While the Congress is in recess until mid-September and most Americans are on holidays, for investors it is now the best time to hedge your bets for 2011 and engage in mid-year financial planning activities. Of course the best tax planning never really stops, but 2010 is a very special year and you need to be extra vigilant.
The controversial tax breaks put in place by George W. Bush are set to expire at the end of 2010 and estate taxes kick in with your first heartbeat in 2011 (sorry to break the news).
If you are on the payroll of a company which someone else controls then your leverage in tax optimization–which was ruled your constitutional right by the Supreme Court, so long as you follow the rules, which you should do in your own best interest–is rather limited. On the upside, you can enjoy a rather stable and predictable stream of income. You can probably quite easily estimate this year’s total income already. Double your income to date, throw in some year-end or Christmas bonus for good measure and you are pretty close to the numbers you are going to see.
If you run a small business, however, you may not be able to accurately predict your earnings for the rest of the year. But you can at least add up the salary you have paid yourself in the first two quarters of the year and double this number, hoping for the best. This way you can review your estimated tax brackets and calculate your federal tax rate in advance to avoid surprises.

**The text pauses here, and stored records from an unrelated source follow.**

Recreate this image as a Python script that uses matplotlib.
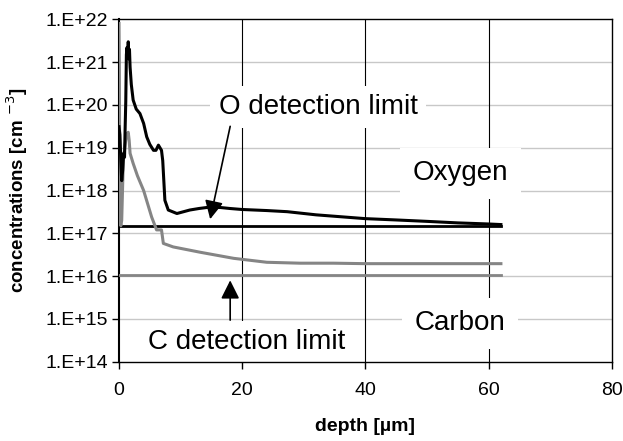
import matplotlib
matplotlib.use("Agg")
import matplotlib.pyplot as plt
import numpy as np

plt.rcParams['font.family'] = ['Liberation Sans', 'DejaVu Sans']

# depth [um] and concentration [cm^-3]
O_DEPTH = [0.0, 0.15, 0.3, 0.44, 0.6, 0.75, 0.9, 1.0, 1.1, 1.2, 1.3, 1.4, 1.5, 1.6, 1.7,
           1.8, 2.0, 2.3, 2.8, 3.4, 4.0, 4.5, 5.0, 5.6, 6.0, 6.4, 6.9, 7.1, 7.45, 8.0,
           9.4, 11.5, 13.0, 14.8, 16.5, 18.0, 20.0, 24.0, 27.3, 32.0, 35.0, 40.0,
           45.0, 50.0, 55.0, 60.0, 62.0]
O_CONC = [3.1e19, 2.0e19, 5e18, 1.7e18, 3e18, 7.4e18, 6e18, 3e19, 1.2e20, 1.5e21, 2.2e21,
          1.3e21, 3.0e21, 1.2e21, 2.0e21, 7.7e20, 3e20, 1.3e20, 8e19, 6.3e19, 3.7e19,
          1.8e19, 1.2e19, 8.7e18, 8.7e18, 1.15e19, 8.7e18, 5e18, 5.9e17, 3.5e17,
          2.9e17, 3.5e17, 3.8e17, 4.1e17, 4.0e17, 3.8e17, 3.6e17, 3.4e17, 3.2e17,
          2.7e17, 2.5e17, 2.2e17, 2.05e17, 1.9e17, 1.75e17, 1.65e17, 1.6e17]

C_DEPTH = [0.0, 0.05, 0.15, 0.3, 0.44, 0.7, 1.0, 1.25, 1.5, 1.65, 1.8, 2.3, 3.0, 4.0,
           5.3, 6.1, 6.9, 7.2, 8.8, 13.2, 18.6, 24.0, 29.4, 34.8, 40.0, 50.0, 62.0]
C_CONC = [8e21, 1e21, 2e17, 1.5e17, 2e17, 5e18, 1.2e19, 2.1e19, 2.3e19, 1.5e19, 7.4e18,
          4.3e18, 2.2e18, 1e18, 2.4e17, 1.2e17, 1.2e17, 5.8e16, 4.8e16, 3.6e16, 2.6e16,
          2.1e16, 2.0e16, 2.0e16, 1.95e16, 1.95e16, 1.95e16]

LIMIT_DEPTH = [0.0, 62.0]
O_LIMIT = 1.45e17
C_LIMIT = 1.05e16

Y_TICKS = [1e14, 1e15, 1e16, 1e17, 1e18, 1e19, 1e20, 1e21, 1e22]
Y_LABELS = ['1.E+14', '1.E+15', '1.E+16', '1.E+17', '1.E+18', '1.E+19', '1.E+20',
            '1.E+21', '1.E+22']
X_TICKS = [0, 20, 40, 60, 80]

BLACK = '#000000'
GREY = '#858585'

fig = plt.figure(figsize=(6.23, 4.41), dpi=100)
ax = fig.add_axes([0.191, 0.18, 0.791, 0.776])

ax.set_yscale('log')
ax.set_xlim(0, 80)
ax.set_ylim(1e14, 1e22)

# grid: light horizontal, black vertical
for y in Y_TICKS[1:-1]:
    ax.axhline(y, color='#c8c8c8', lw=1.0, zorder=0)
for x in X_TICKS[1:-1]:
    ax.axvline(x, color='black', lw=0.8, zorder=0)

ax.plot(LIMIT_DEPTH, [O_LIMIT, O_LIMIT], color=BLACK, lw=2.0, zorder=3)
ax.plot(LIMIT_DEPTH, [C_LIMIT, C_LIMIT], color=GREY, lw=2.0, zorder=3)
ax.plot(C_DEPTH, C_CONC, color=GREY, lw=2.2, zorder=4, solid_joinstyle='round')
ax.plot(O_DEPTH, O_CONC, color=BLACK, lw=2.2, zorder=5, solid_joinstyle='round')

box = dict(boxstyle='square,pad=0.3', fc='white', ec='none')
ax.text(32.3, 10**19.95, 'O detection limit', fontsize=20, ha='center', va='center',
        bbox=box, zorder=2)
ax.text(55.4, 10**18.4, 'Oxygen', fontsize=20, ha='center', va='center',
        bbox=dict(boxstyle='square,pad=0.45', fc='white', ec='none'), zorder=2)
ax.text(55.4, 10**14.9, 'Carbon', fontsize=20, ha='center', va='center',
        bbox=dict(boxstyle='square,pad=0.45', fc='white', ec='none'), zorder=2)
ax.text(20.7, 10**14.46, 'C detection limit', fontsize=20, ha='center', va='center',
        bbox=box, zorder=2)

arrow = dict(arrowstyle='-|>', color='black', lw=1.2, mutation_scale=28, shrinkA=0, shrinkB=0)
ax.annotate('', xy=(14.8, 10**17.33), xytext=(18.05, 10**19.5), arrowprops=arrow, zorder=6)
ax.annotate('', xy=(18.05, 10**15.9), xytext=(18.05, 10**14.97), arrowprops=arrow, zorder=6)

ax.set_yticks(Y_TICKS)
ax.set_yticklabels(Y_LABELS)
ax.minorticks_off()
ax.set_xticks(X_TICKS)
ax.tick_params(axis='both', direction='out', length=5, width=1, labelsize=14, colors='black')
ax.tick_params(axis='y', pad=3)
ax.tick_params(axis='x', pad=10)

for side in ['top', 'right', 'bottom']:
    ax.spines[side].set_linewidth(1.0)
ax.spines['left'].set_linewidth(1.5)

ax.set_xlabel('depth [µm]', fontsize=14, fontweight='bold')
ax.set_ylabel('concentrations [cm $^{-3}$]', fontsize=13.5, fontweight='bold')
ax.yaxis.set_label_coords(-0.18, 0.5)
ax.xaxis.set_label_coords(0.5, -0.165)

fig.savefig('out.png', dpi=100)
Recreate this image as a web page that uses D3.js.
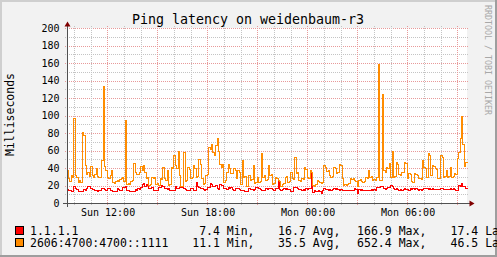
<!DOCTYPE html>
<html>
<head>
<meta charset="utf-8">
<script src="https://cdn.jsdelivr.net/npm/d3@7"></script>
<style>
  html, body { margin: 0; padding: 0; background: #f2f2f2; }
  svg { display: block; font-family: "DejaVu Sans Mono", monospace; }
  text { white-space: pre; }
</style>
</head>
<body>
<svg id="chart" width="497" height="257"></svg>
<script>
const title = "Ping latency on weidenbaum-r3"
const yLabel = "Milliseconds"
const watermark = "RRDTOOL / TOBI OETIKER"
// one sample every 5 minutes, starting Sunday 09:35
const startTime = new Date(2020, 0, 5, 9, 35)
const stepMinutes = 5
const hosts = ["1.1.1.1", "2606:4700:4700::1111"]
const hostColors = ["#ff0000", "#ff8c00"]

const pingV4 = [
  15.6, 14.8, 15.2, 13.7, 14.0, 19.8, 16.7, 16.2, 13.7, 14.2, 13.5, 13.8, 15.6, 15.0, 16.7, 19.8, 19.0, 16.7, 16.2, 16.0, 15.4, 14.8, 14.2, 15.0,
  14.6, 16.7, 17.2, 15.9, 15.4, 17.5, 17.0, 14.8, 15.2, 13.7, 14.2, 13.6, 16.7, 16.0, 14.5, 14.9, 18.6, 18.0, 18.9, 14.8, 15.3, 13.7, 14.0, 13.6,
  13.9, 15.6, 15.2, 16.7, 16.3, 18.6, 22.0, 23.0, 19.0, 22.0, 21.0, 17.5, 17.0, 17.8, 14.8, 15.3, 14.6, 15.0, 18.6, 18.0, 20.5, 20.0, 16.7, 17.2,
  16.5, 16.9, 14.8, 15.2, 14.5, 15.0, 19.8, 16.7, 17.1, 18.6, 18.0, 18.9, 16.7, 16.3, 14.8, 15.4, 14.6, 17.5, 17.0, 14.8, 15.3, 24.0, 20.0, 18.0,
  17.5, 17.0, 15.6, 15.1, 15.8, 18.6, 18.1, 22.4, 21.5, 19.8, 19.2, 20.1, 16.7, 16.2, 21.3, 20.6, 21.0, 16.7, 17.2, 16.5, 18.6, 17.5, 17.8, 15.6,
  15.2, 17.5, 17.0, 17.6, 15.6, 15.1, 14.8, 15.3, 13.7, 14.1, 13.6, 16.7, 16.2, 15.6, 15.2, 15.8, 18.6, 18.0, 16.7, 16.3, 14.8, 15.2, 14.6, 16.7,
  16.1, 17.5, 17.0, 17.4, 15.6, 15.2, 17.5, 17.0, 25.0, 15.6, 15.1, 15.8, 16.7, 16.3, 16.9, 16.5, 16.2, 13.7, 14.1, 18.6, 18.1, 18.4, 16.7, 16.2,
  15.6, 15.2, 15.8, 15.4, 16.7, 16.2, 16.8, 17.5, 34.0, 13.0, 14.8, 14.0, 13.7, 14.8, 14.2, 12.0, 14.8, 16.7, 16.2, 15.6, 15.2, 15.8, 15.3, 15.6,
  16.7, 16.2, 16.8, 15.6, 15.1, 15.7, 15.3, 14.8, 14.4, 15.0, 14.6, 14.8, 14.3, 14.9, 14.7, 16.7, 16.2, 11.0, 15.6, 15.2, 15.8, 15.4, 14.8, 14.4,
  15.0, 14.6, 14.8, 15.6, 15.2, 15.8, 15.4, 18.6, 18.0, 18.8, 19.8, 19.2, 16.7, 16.2, 16.8, 18.6, 18.0, 20.5, 19.0, 16.7, 16.2, 16.8, 15.6, 15.2,
  15.8, 15.4, 15.6, 16.7, 16.2, 15.6, 15.2, 16.7, 16.2, 16.8, 16.4, 16.7, 15.6, 15.2, 15.8, 15.4, 15.6, 17.5, 17.0, 16.7, 16.2, 16.8, 16.4, 16.7,
  16.0, 15.6, 16.3, 15.9, 16.0, 17.5, 17.0, 16.0, 15.6, 16.3, 15.9, 16.0, 16.7, 16.2, 16.8, 16.4, 14.8, 15.2, 20.5, 20.0, 22.4, 19.8, 19.3, 17.4
]

const pingV6 = [
  38, 28, 25, 32, 30, 97, 32, 30, 24, 26, 24, 81, 78, 44, 33, 35, 31, 42, 32, 30, 33, 40, 31, 30,
  30, 49, 134, 42, 38, 30, 28, 32, 38, 24, 23, 25, 26, 25, 27, 28, 30, 25, 95, 22, 23, 22, 25, 26,
  46, 36, 33, 33, 35, 42, 38, 44, 35, 28, 30, 21, 22, 30, 29, 30, 22, 23, 21, 28, 27, 41, 28, 26,
  38, 21, 22, 41, 40, 55, 43, 40, 60, 32, 19, 20, 58, 25, 26, 41, 39, 28, 30, 43, 40, 30, 31, 50,
  45, 28, 22, 23, 32, 33, 64, 62, 68, 58, 55, 66, 74, 60, 45, 41, 45, 24, 26, 36, 45, 40, 34, 34,
  40, 38, 28, 38, 36, 22, 49, 30, 31, 19, 20, 32, 26, 27, 43, 23, 24, 30, 24, 25, 57, 30, 32, 26,
  27, 43, 32, 33, 22, 23, 30, 29, 26, 25, 20, 22, 23, 30, 31, 24, 25, 36, 28, 27, 53, 34, 35, 26,
  25, 28, 27, 41, 39, 30, 29, 38, 35, 21, 20, 22, 26, 25, 24, 23, 24, 43, 41, 37, 38, 32, 30, 31,
  41, 40, 34, 35, 45, 44, 28, 21, 22, 21, 22, 23, 28, 27, 29, 26, 25, 20, 26, 27, 25, 24, 25, 30,
  29, 38, 30, 31, 26, 27, 26, 30, 159, 26, 26, 125, 38, 36, 41, 40, 46, 30, 60, 30, 31, 47, 45, 33,
  32, 35, 36, 47, 46, 29, 34, 33, 25, 24, 34, 33, 32, 28, 29, 27, 49, 41, 40, 30, 57, 55, 32, 43,
  42, 40, 39, 29, 28, 55, 53, 30, 31, 38, 30, 31, 41, 30, 31, 34, 33, 51, 58, 74, 100, 68, 42, 46.5
]

const legendStats = [
  ["  7.4 Min,", " 16.7 Avg,", "166.9 Max,", " 17.4 Last"],
  [" 11.1 Min,", " 35.5 Avg,", "652.4 Max,", " 46.5 Last"]
]
const yMax = 200
const yLabelStep = 20
const yMinorStep = 10

const svg = d3.select("#chart")
const W = 497, H = 257
const margin = { left: 67, top: 28, right: 30, bottom: 54 }
const plotW = W - margin.left - margin.right
const plotH = H - margin.top - margin.bottom

const endTime = d3.timeMinute.offset(startTime, stepMinutes * pingV4.length)
const x = d3.scaleTime().domain([startTime, endTime]).range([margin.left, margin.left + plotW])
const y = d3.scaleLinear().domain([0, yMax]).range([margin.top + plotH, margin.top])
const px = v => Math.round(v) + 0.5
const pxFloor = v => Math.floor(v) + 0.5

// background and canvas
svg.append("rect").attr("width", W).attr("height", H).attr("fill", "#f2f2f2")
svg.append("rect").attr("x", 0).attr("y", 0).attr("width", W).attr("height", 2).attr("fill", "#cfcfcf")
svg.append("rect").attr("x", 0).attr("y", 0).attr("width", 2).attr("height", H).attr("fill", "#cfcfcf")
svg.append("rect").attr("x", W - 2).attr("y", 0).attr("width", 2).attr("height", H).attr("fill", "#9e9e9e")
svg.append("rect").attr("x", 0).attr("y", H - 2).attr("width", W).attr("height", 2).attr("fill", "#9e9e9e")
svg.append("rect").attr("x", margin.left).attr("y", margin.top)
  .attr("width", plotW).attr("height", plotH).attr("fill", "#ffffff")

const grid = svg.append("g").attr("shape-rendering", "crispEdges")

// horizontal grid
d3.range(yMinorStep, yMax + 1, yMinorStep).forEach(v => {
  const major = v % yLabelStep === 0
  grid.append("line")
    .attr("x1", margin.left - 2).attr("x2", margin.left + plotW + 2)
    .attr("y1", px(y(v))).attr("y2", px(y(v)))
    .attr("stroke", major ? "#e89a9a" : "#c4c4c4")
    .attr("stroke-dasharray", "1,1")
})

// vertical grid: minor every hour, major every 3 hours
x.ticks(d3.timeHour.every(1)).forEach(t => {
  const major = t.getHours() % 3 === 0
  grid.append("line")
    .attr("x1", px(x(t))).attr("x2", px(x(t)))
    .attr("y1", margin.top - 2).attr("y2", margin.top + plotH + (major ? 3 : 2))
    .attr("stroke", major ? "#e89a9a" : "#c4c4c4")
    .attr("stroke-dasharray", "1,1")
})

// data lines, snapped to pixel columns like rrdtool does
const series = [pingV4, pingV6]
const line = d3.line()
  .x(d => pxFloor(x(d.t)))
  .y(d => px(y(d.v)))
  .curve(d3.curveStepAfter)

series.forEach((values, i) => {
  const pts = values.map((v, j) => ({ t: d3.timeMinute.offset(startTime, j * stepMinutes), v }))
  pts.push({ t: endTime, v: values[values.length - 1] })
  svg.append("path")
    .datum(pts)
    .attr("fill", "none")
    .attr("stroke", hostColors[i])
    .attr("stroke-width", 1)
    .attr("shape-rendering", "crispEdges")
    .attr("d", line)
})

// axes
const axisG = svg.append("g").attr("shape-rendering", "crispEdges")
axisG.append("line")
  .attr("x1", margin.left - 4).attr("x2", margin.left + plotW + 4)
  .attr("y1", px(y(0))).attr("y2", px(y(0)))
  .attr("stroke", "#505050")
axisG.append("line")
  .attr("x1", px(margin.left)).attr("x2", px(margin.left))
  .attr("y1", y(0) + 4).attr("y2", y(yMax) - 4)
  .attr("stroke", "#505050")

const xo = margin.left, yo = y(0)
svg.append("path")
  .attr("d", `M${xo + plotW + 2},${yo - 3}L${xo + plotW + 2},${yo + 3}L${xo + plotW + 7},${yo}Z`)
  .attr("fill", "#800000")
  .attr("transform", "translate(0.5,0.5)")
svg.append("path")
  .attr("d", `M${xo - 3},${y(yMax) - 2}L${xo + 3},${y(yMax) - 2}L${xo},${y(yMax) - 7}Z`)
  .attr("fill", "#800000")
  .attr("transform", "translate(0.5,0.5)")

// y labels
svg.append("g").selectAll("text")
  .data(d3.range(0, yMax + 1, yLabelStep))
  .join("text")
  .attr("x", margin.left - 7.5)
  .attr("y", d => y(d) + 3.7)
  .attr("text-anchor", "end")
  .attr("font-size", 10)
  .attr("fill", "#000")
  .text(d => d)

// x labels every 6 hours
const fmt = d3.timeFormat("%a %H:%M")
svg.append("g").selectAll("text")
  .data(x.ticks(d3.timeHour.every(6)))
  .join("text")
  .attr("x", d => x(d) + 0.8)
  .attr("y", 215.5)
  .attr("text-anchor", "middle")
  .attr("font-size", 10)
  .attr("fill", "#000")
  .text(d => fmt(d))

// title
svg.append("text")
  .attr("x", 248).attr("y", 23.5)
  .attr("text-anchor", "middle")
  .attr("font-size", 13.3)
  .attr("fill", "#000")
  .text(title)

// y-axis unit label
svg.append("text")
  .attr("transform", `translate(14,${margin.top + plotH / 2 - 1}) rotate(-90)`)
  .attr("text-anchor", "middle")
  .attr("font-size", 11.5)
  .attr("fill", "#000")
  .text(yLabel)

// watermark
svg.append("text")
  .attr("transform", "translate(485,5) rotate(90)")
  .attr("font-size", 8.3)
  .attr("fill", "#a8a8a8")
  .text(watermark)

// legend
const legendY = [235, 247]
const statX = [185.3, 271.2, 357.1, 443.6]
hosts.forEach((h, i) => {
  svg.append("rect")
    .attr("x", 15.5).attr("y", legendY[i] - 8.5)
    .attr("width", 8).attr("height", 8)
    .attr("fill", hostColors[i]).attr("stroke", "#000")
    .attr("shape-rendering", "crispEdges")
  svg.append("text")
    .attr("x", 30).attr("y", legendY[i])
    .attr("font-size", 11.5).attr("fill", "#000")
    .text(h)
  legendStats[i].forEach((s, k) => {
    svg.append("text")
      .attr("x", statX[k]).attr("y", legendY[i])
      .attr("font-size", 11.5).attr("fill", "#000")
      .text(s)
  })
})
</script>
</body>
</html>
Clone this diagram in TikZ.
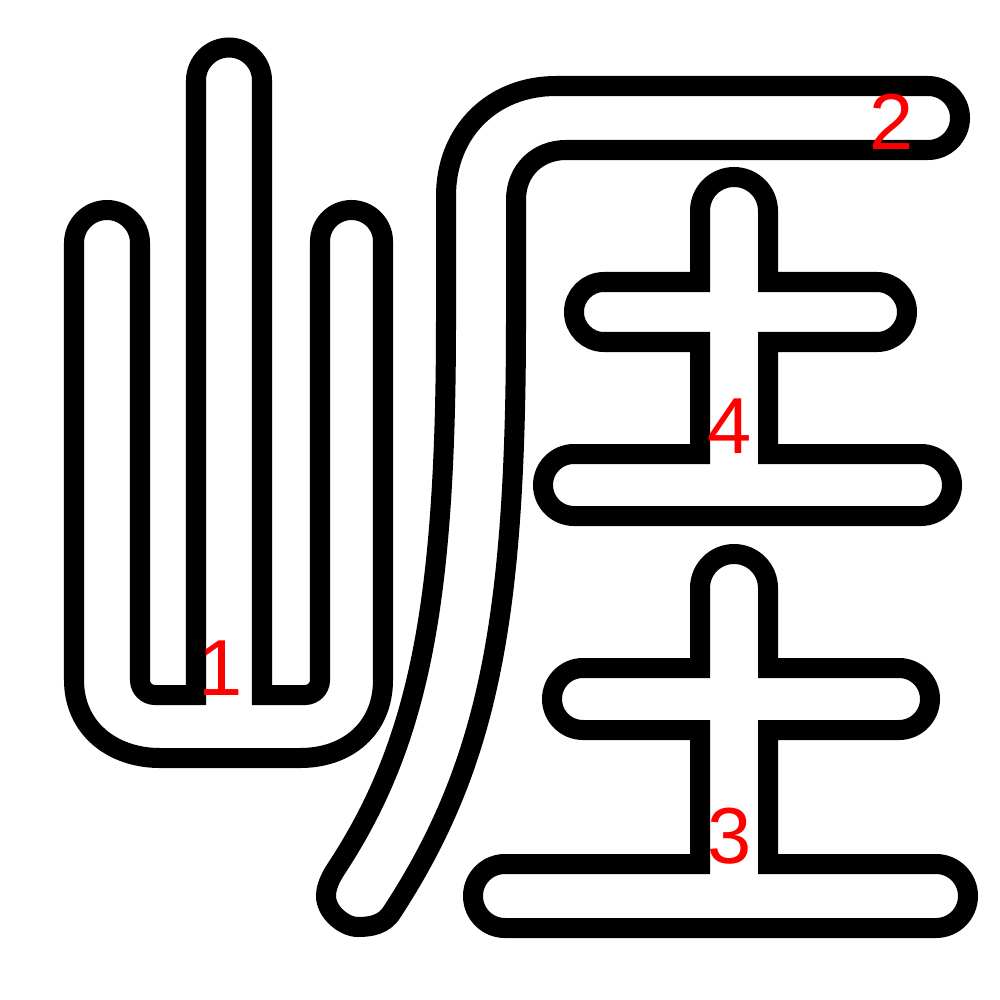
\documentclass[tikz,border=0pt]{standalone}
\usepackage{fontspec}
\setmainfont{Liberation Sans}
\begin{document}
\begin{tikzpicture}[x=0.01cm,y=-0.01cm,
  strokeline/.style={draw=black,line width=0.2cm,line join=miter},
  numlabel/.style={text=red,inner sep=0pt,font=\fontsize{22.6}{27}\selectfont}]
\fill[white] (0,0) rectangle (1000,1000);
\useasboundingbox (0,0) rectangle (1000,1000);
% component 1
\draw[strokeline] (196,695) -- (196,80.5)
  .. controls (196,62.3) and (210.8,47.5) .. (229,47.5)
  .. controls (247.2,47.5) and (262,62.3) .. (262,80.5)
  -- (262,695) -- (305,695)
  .. controls (313.3,695) and (320,688.3) .. (320,680)
  -- (320,241.5)
  .. controls (320,224.1) and (334.1,210) .. (351.5,210)
  .. controls (368.9,210) and (383,224.1) .. (383,241.5)
  -- (383,680)
  .. controls (383,728) and (348,758) .. (300,758)
  -- (160,758)
  .. controls (112,758) and (74,728) .. (74,680)
  -- (74,243)
  .. controls (74,224.8) and (88.8,210) .. (107,210)
  .. controls (125.2,210) and (140,224.8) .. (140,243)
  -- (140,680)
  .. controls (140,688.3) and (146.7,695) .. (155,695)
  -- cycle;
% component 2
\draw[strokeline] (556,86) -- (928,86)
  .. controls (945.7,86) and (960,100.3) .. (960,118)
  .. controls (960,135.7) and (945.7,150) .. (928,150)
  -- (566,150)
  .. controls (538,150) and (516,170) .. (516,200)
  -- (516,320)
  .. controls (516,620) and (488,765) .. (392,912)
  .. controls (384,925) and (370,927) .. (358,927)
  .. controls (344,927) and (326,912) .. (326,896)
  .. controls (326,884) and (333.6,872.7) .. (338,866)
  .. controls (420,740) and (446,600) .. (446,320)
  -- (446,196)
  .. controls (446,132) and (492,86) .. (556,86)
  -- cycle;
% component 4
\draw[strokeline] (700,282) -- (700,211)
  .. controls (700,192.2) and (715.2,177) .. (734,177)
  .. controls (752.8,177) and (768,192.2) .. (768,211)
  -- (768,282) -- (877,282)
  .. controls (893.6,282) and (907,295.4) .. (907,312)
  .. controls (907,328.6) and (893.6,342) .. (877,342)
  -- (768,342) -- (768,454) -- (921,454)
  .. controls (938.1,454) and (952,467.9) .. (952,485)
  .. controls (952,502.1) and (938.1,516) .. (921,516)
  -- (574,516)
  .. controls (556.9,516) and (543,502.1) .. (543,485)
  .. controls (543,467.9) and (556.9,454) .. (574,454)
  -- (700,454) -- (700,342) -- (604,342)
  .. controls (587.4,342) and (574,328.6) .. (574,312)
  .. controls (574,295.4) and (587.4,282) .. (604,282)
  -- cycle;
% component 3
\draw[strokeline] (700,668) -- (700,588)
  .. controls (700,569.2) and (715.2,554) .. (734,554)
  .. controls (752.8,554) and (768,569.2) .. (768,588)
  -- (768,668) -- (899,668)
  .. controls (916.1,668) and (930,681.9) .. (930,699)
  .. controls (930,716.1) and (916.1,730) .. (899,730)
  -- (768,730) -- (768,864) -- (936,864)
  .. controls (953.7,864) and (968,878.3) .. (968,896)
  .. controls (968,913.7) and (953.7,928) .. (936,928)
  -- (505,928)
  .. controls (487.3,928) and (473,913.7) .. (473,896)
  .. controls (473,878.3) and (487.3,864) .. (505,864)
  -- (700,864) -- (700,730) -- (583,730)
  .. controls (565.9,730) and (552,716.1) .. (552,699)
  .. controls (552,681.9) and (565.9,668) .. (583,668)
  -- cycle;
% labels
\node[numlabel] (l1) at (221,668) {1};
\node[numlabel] (l2) at (892,122) {2};
\node[numlabel] (l3) at (730,836) {3};
\node[numlabel] (l4) at (730,426) {4};
\end{tikzpicture}
\end{document}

This is not only relevant when you are either self-employed but also if you have performed quite well on the stock and commodities markets and racked up–hopefully awesome–capital gains. As a business owner and investor you may not know the final number yet but you have more influence over your tax fate not to mention your income. Let’s assume you got into the stock market in early February when the Dow Jones Industrial Average was depressed and hovering clearly below 10,000 (at about 9,908). Hopefully you got out in late April at around 11,100. Even if you missed your exit this time around, in early May there was the next exit at around 10,896. If you managed to take your money off the table in time, you are deep in black. Luckily, the stock market provides multiple entry and exit points and so even if you missed the exit from the April rally you could still get a nearly unblemished track record by getting out on August 9th with DJIA at 10,698. But you will pay tax on your gains at your ordinary tax rate. Which is not to say that staying in the market would have made it any better. It is clearly better to take the profits and worry about taxes later.
Or better not at all. Instead of worrying, how about taking some time now to calculate your 2010 tax liability, which can save you a bundle particularly if you booked solid gains. There is certainly nothing to be gained by underestimating your tax payments and on top of that making an estimated tax payment might turn out to be a smart move.
Your capital gains tax rate depends on two key factors: the holding period and the type of investment. The most heavily taxed type of income are short-term capital gains (income from the sale of securities which you held for less than a year). In this case, Uncle Sam makes a killing with an income tax of up to 35%. Your tax rate is much better if you happen to hold onto your investment for a period of more than one year. So getting out of the stock market around the 9th of August (rather than at the end of April) could have been the smartest move for those of us who happened to clock in a year and can thus claim to have made long-term capital gains (LTCG), even if the stock market lost quite a bit. If you are in this situation you can take full advantage of a capital gains tax rate of only 15%, but only if you happen to be in the 25%, 28%, 33% and 35% tax brackets. On paper, capital gain tax rates can be as little as 5%, but that only applies if your income conforms to the 10% and 15% tax brackets.
What this also shows it that there is little to be gained by showing up every day on the (virtual) e-trading floor just because of a misunderstood sense of duty or work ethic. Get rid of your employee or self-employed-person mentality and mind your own bottom line. Indeed, it is much better to focus on getting in when there is still blood on the streets and most of all getting out while the likes of Jim Cramer and Maria Bartiromo want to stubbornly convince you that the ride up will never end.